The whole thing is pretty delightful, but there are three recipes that are dead solid perfect: Roast chicken, polenta and Caesar salad. I make the Caesar more often than everything else — probably more often than anything else. However, I still refer to the recipe because while I can throw it together, Rodgers’ proportions are so excellent that’s it’s worth the trouble to pull it out. (My book now opens to the right page on its own.) Anyway, the Caesar recipe is not available online.
Zuni Caesar Salad (aka the perfect Caesar, adapted from the most excellent Zuni Cafe Cookbook)
Good, chewy bread (about 4 or 5 oz.)
2 large heads romaine lettuce
1 T red wine vinegar
6-9 anchovy filets, rinsed
2 tsp. chopped garlic
2/3 c olive oil
2 large cold eggs
3 T fresh lemon juice
3 oz. grated Parmigiano-Reggiano (1 1/2 cups lightly packed)
A few pinches salt
Freshly cracked black pepper
FOR THE CROUTONS: Preheat oven to 350F. Tear the bread (whole or sliced) into crouton-sized chunks. Sweep the chunks into a large mixing bowl, drizzle with olive oil and toss. Season lightly with salt and pepper; toss again. Transfer to a baking sheet and bake for about 8-12 minutes, until lightly browned.
FOR THE SALAD: Trim off the leathery tops and the hard base; discard any leathery, yellowing or otherwise unworthy leaves. Some people only like the crunchy, sweet cores of romaine (which Trader Joe’s sells and work nicely here); others like some of the darker greens as well. Either way, the lettuce should be clean, dry and probably torn by hand, which makes it easier to see if there’s anything that needs to be tossed. You’ll need about 1 1/2 lbs. of usable leaves.

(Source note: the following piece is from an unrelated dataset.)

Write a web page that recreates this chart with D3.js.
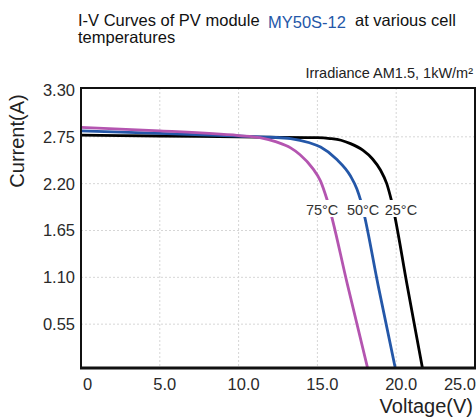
<!DOCTYPE html>
<html>
<head>
<meta charset="utf-8">
<script src="https://cdn.jsdelivr.net/npm/d3@7"></script>
<style>
  body { margin: 0; background: #fff; }
  svg { font-family: "Liberation Sans", Arial, Helvetica, sans-serif; }
</style>
</head>
<body>
<div id="chart"></div>
<script>
// data
const TEMPS = ["25°C", "50°C", "75°C"]
const VOLT_25 = [0, 5, 10, 15, 15.8, 16.5, 17.1, 17.9, 18.5, 19.0, 19.4, 19.7, 20.7, 21.7]
const AMP_25 = [2.77, 2.76, 2.75, 2.74, 2.73, 2.71, 2.67, 2.59, 2.49, 2.36, 2.2, 2.0, 1.0, 0]
const VOLT_50 = [0, 5, 10, 12, 13.3, 14.5, 15.2, 16.2, 17.1, 17.5, 17.75, 18.86, 19.98]
const AMP_50 = [2.82, 2.79, 2.76, 2.745, 2.73, 2.68, 2.63, 2.49, 2.29, 2.14, 2.0, 1.0, 0]
const VOLT_75 = [0, 5, 10, 11.35, 12.4, 13.3, 13.9, 14.7, 15.2, 15.6, 16.9, 18.23]
const AMP_75 = [2.86, 2.82, 2.765, 2.74, 2.69, 2.62, 2.54, 2.38, 2.23, 2.02, 1.02, 0]
const LABEL_V = [20.3, 17.9, 15.3]   // where each temperature label sits
const X_TICKS = [0, 5, 10, 15, 20, 25]
const Y_TICKS = [0.55, 1.10, 1.65, 2.20, 2.75, 3.30]

const COLORS = ["#000000", "#2457a8", "#b455b0"]
const series = [
  d3.zip(VOLT_25, AMP_25),
  d3.zip(VOLT_50, AMP_50),
  d3.zip(VOLT_75, AMP_75)
]

const W = 476, H = 419
const plotLeft = 81, plotRight = 475, plotTop = 88, plotBottom = 368

const svg = d3.select("#chart").append("svg")
  .attr("width", W)
  .attr("height", H)

const x = d3.scaleLinear().domain([0, 25]).range([plotLeft, plotRight])
const y = d3.scaleLinear().domain([0, 3.30]).range([371, 90])

svg.append("defs").append("clipPath")
  .attr("id", "plot-area")
  .append("rect")
    .attr("x", plotLeft).attr("y", plotTop)
    .attr("width", plotRight - plotLeft).attr("height", plotBottom - plotTop)

// grid
svg.append("g")
  .selectAll("line")
  .data(X_TICKS.slice(1, -1))
  .enter().append("line")
    .attr("x1", d => x(d)).attr("x2", d => x(d))
    .attr("y1", plotTop).attr("y2", plotBottom)
    .attr("stroke", "#d6d6d6")
    .attr("stroke-dasharray", "2,2")

svg.append("g")
  .selectAll("line")
  .data(Y_TICKS.slice(0, -1))
  .enter().append("line")
    .attr("x1", plotLeft).attr("x2", plotRight)
    .attr("y1", d => y(d)).attr("y2", d => y(d))
    .attr("stroke", "#d6d6d6")
    .attr("stroke-dasharray", "2,2")

// curves
const line = d3.line()
  .x(d => x(d[0]))
  .y(d => y(d[1]))
  .curve(d3.curveMonotoneX)

svg.append("g")
  .attr("clip-path", "url(#plot-area)")
  .selectAll("path")
  .data(series)
  .enter().append("path")
    .attr("d", line)
    .attr("fill", "none")
    .attr("stroke", (d, i) => COLORS[i])
    .attr("stroke-width", 2.8)

// temperature labels with white gap behind them
const labels = svg.append("g")
  .selectAll("g")
  .data(TEMPS)
  .enter().append("g")

labels.append("text")
  .attr("x", (d, i) => x(LABEL_V[i]))
  .attr("y", 215)
  .attr("text-anchor", "middle")
  .attr("font-size", 14.5)
  .attr("fill", "#333")
  .text(d => d)

labels.each(function() {
  const g = d3.select(this)
  const b = g.select("text").node().getBBox()
  g.insert("rect", "text")
    .attr("x", b.x - 1)
    .attr("y", 200)
    .attr("width", b.width + 2)
    .attr("height", 17)
    .attr("fill", "#fff")
})

// frame
svg.append("rect")
  .attr("x", plotLeft).attr("y", plotTop)
  .attr("width", plotRight - plotLeft).attr("height", plotBottom - plotTop)
  .attr("fill", "none")
  .attr("stroke", "#111")
  .attr("stroke-width", 2)
svg.append("line")
  .attr("x1", plotLeft - 1).attr("x2", plotRight + 1)
  .attr("y1", plotBottom).attr("y2", plotBottom)
  .attr("stroke", "#111")
  .attr("stroke-width", 3)

// tick labels
svg.append("g")
  .selectAll("text")
  .data(Y_TICKS)
  .enter().append("text")
    .attr("x", 75)
    .attr("y", d => y(d))
    .attr("dy", "0.36em")
    .attr("text-anchor", "end")
    .attr("font-size", 16.5)
    .attr("fill", "#2a2a2a")
    .text(d => d.toFixed(2))

svg.append("g")
  .selectAll("text")
  .data(X_TICKS)
  .enter().append("text")
    .attr("x", (d, i) => i === 0 ? x(d) + 2 : (i === X_TICKS.length - 1 ? plotRight + 1 : x(d) + 5))
    .attr("y", 390)
    .attr("text-anchor", (d, i) => i === 0 ? "start" : (i === X_TICKS.length - 1 ? "end" : "middle"))
    .attr("font-size", 16.5)
    .attr("fill", "#2a2a2a")
    .text(d => d === 0 ? "0" : d.toFixed(1))

// axis titles
svg.append("text")
  .attr("transform", "translate(24,141) rotate(-90)")
  .attr("text-anchor", "middle")
  .attr("font-size", 20)
  .attr("fill", "#222")
  .text("Current(A)")

svg.append("text")
  .attr("x", 473)
  .attr("y", 413)
  .attr("text-anchor", "end")
  .attr("font-size", 20)
  .attr("fill", "#222")
  .text("Voltage(V)")

// titles
const title = svg.append("text")
  .attr("x", 78)
  .attr("y", 26)
  .attr("font-size", 16.5)
  .attr("fill", "#111")
title.append("tspan").text("I-V Curves of PV module ")
title.append("tspan").attr("fill", "#2457a8").attr("x", 268).attr("dy", 1.5).text("MY50S-12")
title.append("tspan").attr("dy", -1.5).attr("x", 355).text("at various cell")

svg.append("text")
  .attr("x", 78)
  .attr("y", 43)
  .attr("font-size", 16.5)
  .attr("fill", "#111")
  .text("temperatures")

svg.append("text")
  .attr("x", 473)
  .attr("y", 78)
  .attr("text-anchor", "end")
  .attr("font-size", 14.5)
  .attr("fill", "#222")
  .text("Irradiance AM1.5, 1kW/m²")
</script>
</body>
</html>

FOR THE DRESSING: (A note: Rodgers’ method is much more painstaking, but mine is faster and makes a creamy, nicely emulsified dressing.) In a blender, combine the vinegar, garlic, anchovies and olive oil; blend at high speed. Add the eggs (blend again), lemon juice (blend again) and about 1/2 the Parmesan (once more). Taste for salt (it will likely need a little) and pepper (grind plenty).

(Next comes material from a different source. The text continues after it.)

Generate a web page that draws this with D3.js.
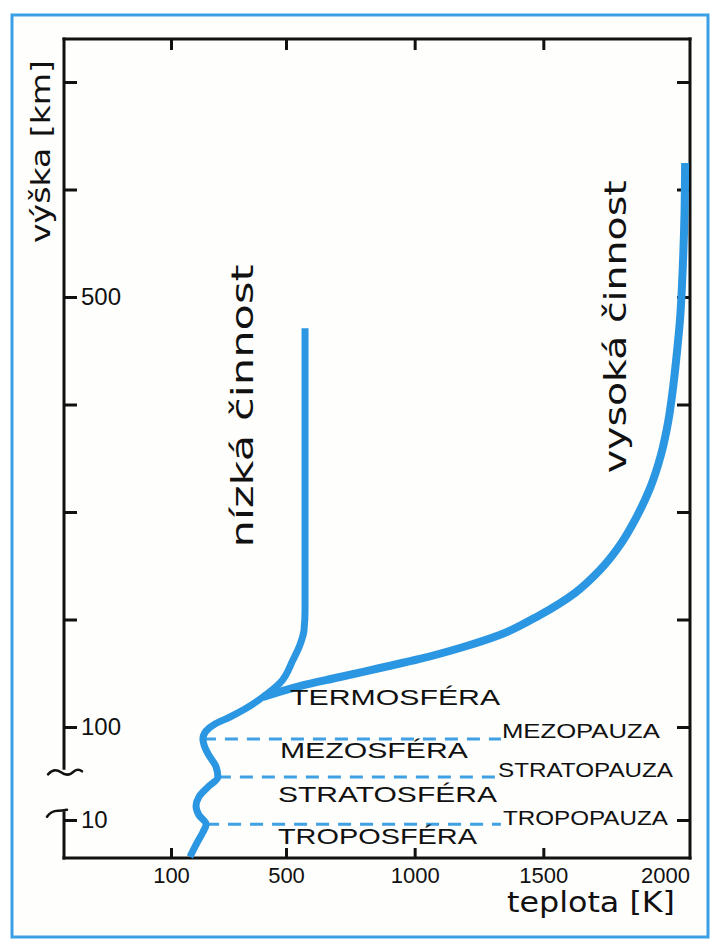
<!DOCTYPE html>
<html>
<head>
<meta charset="utf-8">
<script src="https://cdn.jsdelivr.net/npm/d3@7"></script>
<style>
  body { margin: 0; background: #ffffff; }
  svg { display: block; }
  .tick text { fill: #111; font-family: "Liberation Sans", Arial, sans-serif; }
</style>
</head>
<body>
<svg id="chart" width="713" height="940"></svg>
<script>
// Atmospheric temperature profile at low solar activity (temperature K, altitude km)
const lowTempK  = [166, 190, 211, 222, 197, 187, 197, 229, 263, 257, 229, 215, 211, 222, 253, 305, 357, 420, 479, 527, 554, 570, 574, 574];
const lowAltKm  = [0.3, 3.9, 6.8, 8.9, 14.8, 23.5, 32.3, 42, 51.6, 61.3, 73.9, 82.6, 88.4, 96.1, 102.8, 109.3, 116.7, 127.9, 140.9, 162.3, 176.3, 190.2, 208.8, 471];

// Thermosphere branch at high solar activity
const highTempK = [420, 554, 710, 865, 1020, 1176, 1330, 1487, 1623, 1720, 1798, 1860, 1915, 1957, 1985, 2004, 2019, 2031, 2043, 2049, 2051];
const highAltKm = [127.9, 138.1, 146.5, 154.9, 163.3, 173.5, 185.6, 204.2, 224.7, 246, 269.3, 294.4, 322.3, 353, 383.7, 415.3, 447.9, 478.6, 534.4, 581, 624.7];

// Boundaries between layers
const pauseNames = ["TROPOPAUZA", "STRATOPAUZA", "MEZOPAUZA"];
const pauseAltKm = [8.9, 51.6, 88.4];
const pauseTempK = [222, 263, 211];
const pauseEndK  = 1335;

// Layers
const layerNames = ["TROPOSFÉRA", "STRATOSFÉRA", "MEZOSFÉRA", "TERMOSFÉRA"];

// Axis ticks and labels
const xTickValues  = [100, 500, 1000, 1500];
const xLabelValues = [100, 500, 1000, 1500, 2000];
const yTickValues  = [10, 100, 200, 300, 400, 500, 600, 700];
const yLabelValues = [10, 100, 500];
const axisBreakKm  = [60, 17];

const xTitle = "teplota [K]";
const yTitle = "výška [km]";
const lowLabel = "nízká činnost";
const highLabel = "vysoká činnost";

// ---- layout ----
const W = 713, H = 940;
const BLUE = "#2b96e2";
const INK = "#111";

const svg = d3.select("#chart");

svg.append("rect").attr("x", 0).attr("y", 0).attr("width", W).attr("height", H).attr("fill", "#ffffff");
// blue frame around the figure
svg.append("rect")
  .attr("x", 12).attr("y", 15).attr("width", 696).attr("height", 922)
  .attr("fill", "#fefefc").attr("stroke", "#3a9fe6").attr("stroke-width", 3);

// piecewise scales (the axes are compressed in the lower parts)
const x = d3.scaleLinear().domain([0, 100, 500, 2070]).range([64, 171, 286, 690]);
const y = d3.scaleLinear().domain([0, 10, 100, 740]).range([858, 820, 727, 39]);

const [x0, x1] = [x(0), x(2070)];
const [yb, yt] = [y(0), y(740)];

// frame of the plot
const frame = svg.append("g").attr("stroke", INK).attr("stroke-width", 3).attr("fill", "none").attr("stroke-linecap", "square");
frame.append("line").attr("x1", x0).attr("x2", x1).attr("y1", yt).attr("y2", yt);
frame.append("line").attr("x1", x0).attr("x2", x1).attr("y1", yb).attr("y2", yb);
frame.append("line").attr("x1", x1).attr("x2", x1).attr("y1", yt).attr("y2", yb);
frame.append("line").attr("x1", x0).attr("x2", x0).attr("y1", yt).attr("y2", y(axisBreakKm[0]));
frame.append("line").attr("x1", x0).attr("x2", x0).attr("y1", y(axisBreakKm[1])).attr("y2", yb);

// break marks on the altitude axis
{
  const ya = y(axisBreakKm[0]) + 4;
  const p = d3.path();
  p.moveTo(x0 - 16, ya + 2);
  p.quadraticCurveTo(x0 - 10, ya - 5, x0 - 3, ya);
  p.quadraticCurveTo(x0 + 4, ya + 5, x0 + 10, ya - 1);
  p.quadraticCurveTo(x0 + 14, ya - 4, x0 + 18, ya - 1);
  const yb2 = y(axisBreakKm[1]) - 1;
  p.moveTo(x0 - 17, yb2 + 5);
  p.quadraticCurveTo(x0 - 13, yb2 - 1, x0 - 6, yb2 - 1);
  p.quadraticCurveTo(x0 - 2, yb2 - 1, x0 + 3, yb2 - 2);
  frame.append("path").attr("d", p.toString()).attr("stroke-width", 2.5).attr("stroke-linecap", "round");
}

// axes
function styleAxis(g) {
  g.select(".domain").remove();
  g.selectAll(".tick line").attr("stroke", INK).attr("stroke-width", 3);
}

svg.append("g").attr("transform", `translate(${x0},0)`)
  .call(d3.axisRight(y).tickValues(yTickValues).tickSize(13).tickPadding(4)
    .tickFormat(d => yLabelValues.includes(d) ? d : ""))
  .call(styleAxis)
  .call(g => g.selectAll(".tick text").attr("font-size", 24));

svg.append("g").attr("transform", `translate(${x1},0)`)
  .call(d3.axisLeft(y).tickValues(yTickValues).tickSize(13).tickFormat(""))
  .call(styleAxis);

svg.append("g").attr("transform", `translate(0,${yt})`)
  .call(d3.axisBottom(x).tickValues(xTickValues).tickSize(11).tickFormat(""))
  .call(styleAxis);

svg.append("g").attr("transform", `translate(0,${yb})`)
  .call(d3.axisBottom(x).tickValues(xLabelValues).tickSize(-10).tickPadding(9).tickFormat(d => d))
  .call(styleAxis)
  .call(g => g.selectAll(".tick text").attr("font-size", 22))
  .call(g => g.selectAll(".tick").filter(d => !xTickValues.includes(d)).select("line").remove())
  .call(g => g.selectAll(".tick").filter(d => d === 2000).select("text").attr("dx", -7));

// layer boundaries
svg.append("g").selectAll("line").data(pauseAltKm).join("line")
  .attr("x1", (d, i) => x(pauseTempK[i])).attr("x2", x(pauseEndK))
  .attr("y1", d => y(d)).attr("y2", d => y(d))
  .attr("stroke", BLUE).attr("stroke-width", 3).attr("stroke-dasharray", "13,9")
  .attr("opacity", 0.9);

// temperature curves (altitude is monotonic along each profile)
const line = d3.line().x(d => x(d[0])).y(d => y(d[1])).curve(d3.curveMonotoneY);
svg.append("path").datum(d3.zip(highTempK, highAltKm))
  .attr("d", line).attr("fill", "none").attr("stroke", BLUE).attr("stroke-width", 8);
svg.append("path").datum(d3.zip(lowTempK, lowAltKm))
  .attr("d", line).attr("fill", "none").attr("stroke", BLUE).attr("stroke-width", 7);

// labels
const capFont = '"Liberation Sans", Arial, sans-serif';
const layerPos = [[472, 3.7], [472, 27.4], [479, 70], [516, 120.5]];
const layerWidth = [199, 219, 188, 210];
svg.append("g").selectAll("text").data(layerNames).join("text")
  .attr("x", (d, i) => x(layerPos[i][0])).attr("y", (d, i) => y(layerPos[i][1]))
  .attr("font-family", capFont).attr("font-size", 22).attr("fill", INK)
  .attr("textLength", (d, i) => layerWidth[i]).attr("lengthAdjust", "spacingAndGlyphs")
  .text(d => d);

const pausePos = [[1343, 8.7], [1324, 51.6], [1339, 89.4]];
const pauseWidth = [165, 175, 158];
svg.append("g").selectAll("text").data(pauseNames).join("text")
  .attr("x", (d, i) => x(pausePos[i][0])).attr("y", (d, i) => y(pausePos[i][1]))
  .attr("font-family", capFont).attr("font-size", 21).attr("fill", INK)
  .attr("textLength", (d, i) => pauseWidth[i]).attr("lengthAdjust", "spacingAndGlyphs")
  .text(d => d);

const handFont = '"DejaVu Sans", sans-serif';
// curve labels, written upwards
svg.append("text")
  .attr("transform", `translate(${x(385)},${y(267)}) rotate(-90)`)
  .attr("font-family", handFont).attr("font-size", 30).attr("fill", INK)
  .attr("textLength", 283).attr("lengthAdjust", "spacingAndGlyphs")
  .text(lowLabel);
svg.append("text")
  .attr("transform", `translate(${x(1821)},${y(336)}) rotate(-90)`)
  .attr("font-family", handFont).attr("font-size", 30).attr("fill", INK)
  .attr("textLength", 293).attr("lengthAdjust", "spacingAndGlyphs")
  .text(highLabel);

// axis titles
svg.append("text")
  .attr("transform", `translate(50,243) rotate(-90)`)
  .attr("font-family", handFont).attr("font-size", 26).attr("fill", INK)
  .attr("textLength", 183).attr("lengthAdjust", "spacingAndGlyphs")
  .text(yTitle);
svg.append("text")
  .attr("x", 507).attr("y", 912)
  .attr("font-family", handFont).attr("font-size", 28).attr("fill", INK)
  .attr("textLength", 168).attr("lengthAdjust", "spacingAndGlyphs")
  .text(xTitle);
</script>
</body>
</html>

FOR ASSEMBLY: Place lettuce in a large salad bowl and add croutons; toss briefly. Drizzle with a little less dressing than you think you’ll need and toss again. Taste; add more dressing as needed, then sprinkle with the rest of the Parmesan before tossing once more and serving immediately. This is a salad that loves to wilt, although nothing can stop it from tasting good; I’ve even had it for breakfast the next day.